WAVERLY, Neb. (AP) — School administrators have halted distribution of a Nebraska high school yearbook in part because of a story that honors a journalism teacher for how she dealt with the death of her son only 96 minutes after his birth.
The district objects to photos of the baby that accompany the story in the 2018-19 Waverly High School yearbook, saying they violate a policy against memorializing students or staff who have died, the Lincoln Journal Star reported Thursday. It’s the latest example of officials blocking actions by students who want to mark such deaths.
The Waverly case centers on teacher and yearbook adviser Erin Konecky, who was named the state’s 2019 Mother of the Year for her work to make sure parents of babies who die during or soon after birth receive cards of condolence, rather than congratulations, from state agencies.
The yearbook story was written by Konecky’s students as a surprise for her, and was accompanied by photos of Konecky and her family, a photo of the condolence card she designed and one of her baby, Spencer, before he died.
Administrators have ordered the books reprinted. The order won’t change the article, but will pull several photos, including those of the baby.
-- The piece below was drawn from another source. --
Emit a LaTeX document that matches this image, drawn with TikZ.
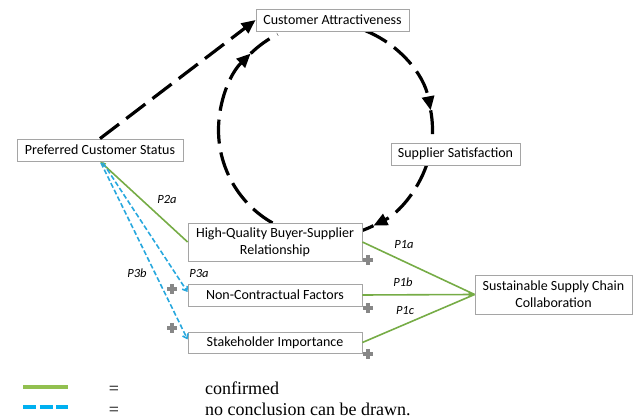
\documentclass[tikz,border=0pt]{standalone}
\usepackage{fontspec}
\setmainfont{Carlito}
\newfontfamily\legendfont{Liberation Serif}
\usetikzlibrary{arrows.meta,calc}
\definecolor{grn}{RGB}{118,172,70}
\definecolor{lgrn}{RGB}{146,192,80}
\definecolor{blu}{RGB}{40,168,222}
\definecolor{lblu}{RGB}{0,176,240}
\definecolor{boxgray}{RGB}{165,165,165}
\definecolor{plusgray}{RGB}{135,135,135}
\begin{document}
\begin{tikzpicture}[x=1pt,y=1pt,
  box/.style={draw=boxgray, line width=0.8pt, fill=white, inner sep=0pt, align=center, font=\fontsize{14}{17}\selectfont},
  loopline/.style={line width=3.2pt, dash pattern=on 24pt off 9pt},
  loophead/.style={-{Triangle[length=14pt,width=12pt]}},
  conf/.style={draw=grn, line width=1.6pt},
  nocon/.style={draw=blu, line width=1.6pt, dash pattern=on 5pt off 2.5pt},
  plab/.style={inner sep=0pt, font=\fontsize{12.5}{13}\selectfont\itshape},
  plussign/.style={draw=plusgray, line width=3.4pt},
  legend/.style={inner sep=0pt, font=\legendfont\fontsize{18}{20}\selectfont},
]
\useasboundingbox (0,0) rectangle (635,-419);

% feedback loop (circle arcs)
\coordinate (O) at (325.5,-130);
\draw[loopline, loophead] ($(O)+(68:107pt)$) arc[start angle=68, end angle=10.6, radius=107pt];
\draw[loopline] ($(O)+(10.6:107pt)$) arc[start angle=10.6, end angle=-7, radius=107pt];
\draw[loopline, loophead] ($(O)+(-19.1:107pt)$) arc[start angle=-19.1, end angle=-63.4, radius=107pt];
\draw[loopline] ($(O)+(-63.4:107pt)$) arc[start angle=-63.4, end angle=-70.3, radius=107pt];
\draw[loopline, loophead] ($(O)+(240.3:107pt)$) arc[start angle=240.3, end angle=134.4, radius=107pt];
\draw[loopline] ($(O)+(134.4:107pt)$) arc[start angle=134.4, end angle=116.6, radius=107pt];

% boxes
\node[box, minimum width=153pt, minimum height=22pt] (ca) at (332.5,-20) {Customer Attractiveness};
\node[box, minimum width=129pt, minimum height=22pt] (ss) at (455.5,-154) {Supplier Satisfaction};
\node[box, minimum width=166pt, minimum height=22pt] (pcs) at (100,-150) {Preferred Customer Status};
\node[box, minimum width=174pt, minimum height=38pt] (hq) at (275,-242) {High-Quality Buyer-Supplier\\Relationship};
\node[box, minimum width=174pt, minimum height=22pt] (ncf) at (275,-295) {Non-Contractual Factors};
\node[box, minimum width=174pt, minimum height=21pt] (si) at (275,-342.5) {Stakeholder Importance};
\node[box, minimum width=157pt, minimum height=39pt] (sscc) at (553.5,-294.5) {Sustainable Supply Chain\\Collaboration};

% connectors
\draw[loopline, loophead] (pcs.north) -- (ca.west);
\draw[conf, -{Triangle[length=6pt,width=5pt]}] (hq.west) -- (pcs.south);
\coordinate (b1) at ($(pcs.south)+(3,-1.5)$);
\coordinate (b2) at ($(pcs.south)+(1,-1.5)$);
\draw[nocon, -{Straight Barb[length=4pt,width=6pt]}] (b1) -- ($(ncf.west)+(0,3)$);
\draw[nocon, -{Straight Barb[length=4pt,width=6pt]}] (b2) -- ($(si.west)+(0,3)$);
\draw[conf] (hq.east) -- (sscc.west);
\draw[conf, -{Triangle[length=6pt,width=5pt]}] (ncf.east) -- (sscc.west);
\draw[conf] (si.east) -- (sscc.west);

% labels
\node[plab] (p2a) at (167,-199) {P2a};
\node[plab] (p3b) at (137,-273) {P3b};
\node[plab] (p3a) at (199,-273) {P3a};
\node[plab] (p1a) at (404,-245) {P1a};
\node[plab] (p1b) at (403,-282) {P1b};
\node[plab] (p1c) at (405,-311) {P1c};

% plus signs
\foreach \x/\y in {172/289, 172/328, 368/260, 368/308, 368/354} {
  \draw[plussign] ({\x-5},{-\y}) -- ({\x+5},{-\y});
  \draw[plussign] ({\x},{-\y+5}) -- ({\x},{-\y-5});
}

% legend
\draw[draw=lgrn, line width=3.5pt] (23,-387) -- (68,-387);
\draw[draw=lblu, line width=3.5pt, dash pattern=on 13pt off 3.5pt] (23,-407) -- (68,-407);
\node[legend, anchor=base] (eq1) at (114,-395) {=};
\node[legend, anchor=base] (eq2) at (114,-416) {=};
\node[legend, anchor=base west] (l1) at (205,-395) {confirmed};
\node[legend, anchor=base west] (l2) at (205,-416) {no conclusion can be drawn.};
\end{tikzpicture}
\end{document}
Superintendent Cory Worrell acknowledged the story isn’t about a deceased student or staff member, which is spelled out in the district’s official policy as prohibited, but said the photos “give the impression it was a memorial.” And that, he said, violates the spirit of the policy.
School officials say the policies exist to avoid glorifying death and to avoid distracting from school events or publications. But such policies have drawn criticism at school districts that enforce them across the country, including several in Nebraska. In 2017, Irving Middle School faced backlash after pulling its yearbooks to remove a memorial honoring a student who had been hit by a car and died several years before her expected graduation.
Students who worked on the Waverly yearbook say administrators there have overstepped.
“My stance was I really believed my book was done correctly,” said Valerie Gerlach, who was yearbook editor last year and is now a college student. “And it was done with a lot of heart.”
Gerlach and Shiloh Roth, the current yearbook editor and co-author of the Konecky story, say it’s not fair to arbitrarily expand the policy banning memorials to a story about the achievements of the yearbook adviser. They’ve contacted the Student Press Law Center to discuss possible violations of students’ free speech rights.
Worrell insists the district isn’t violating student’s constitutional rights, saying, “School officials can still make determinations on what the content is in school-based newspapers and yearbooks.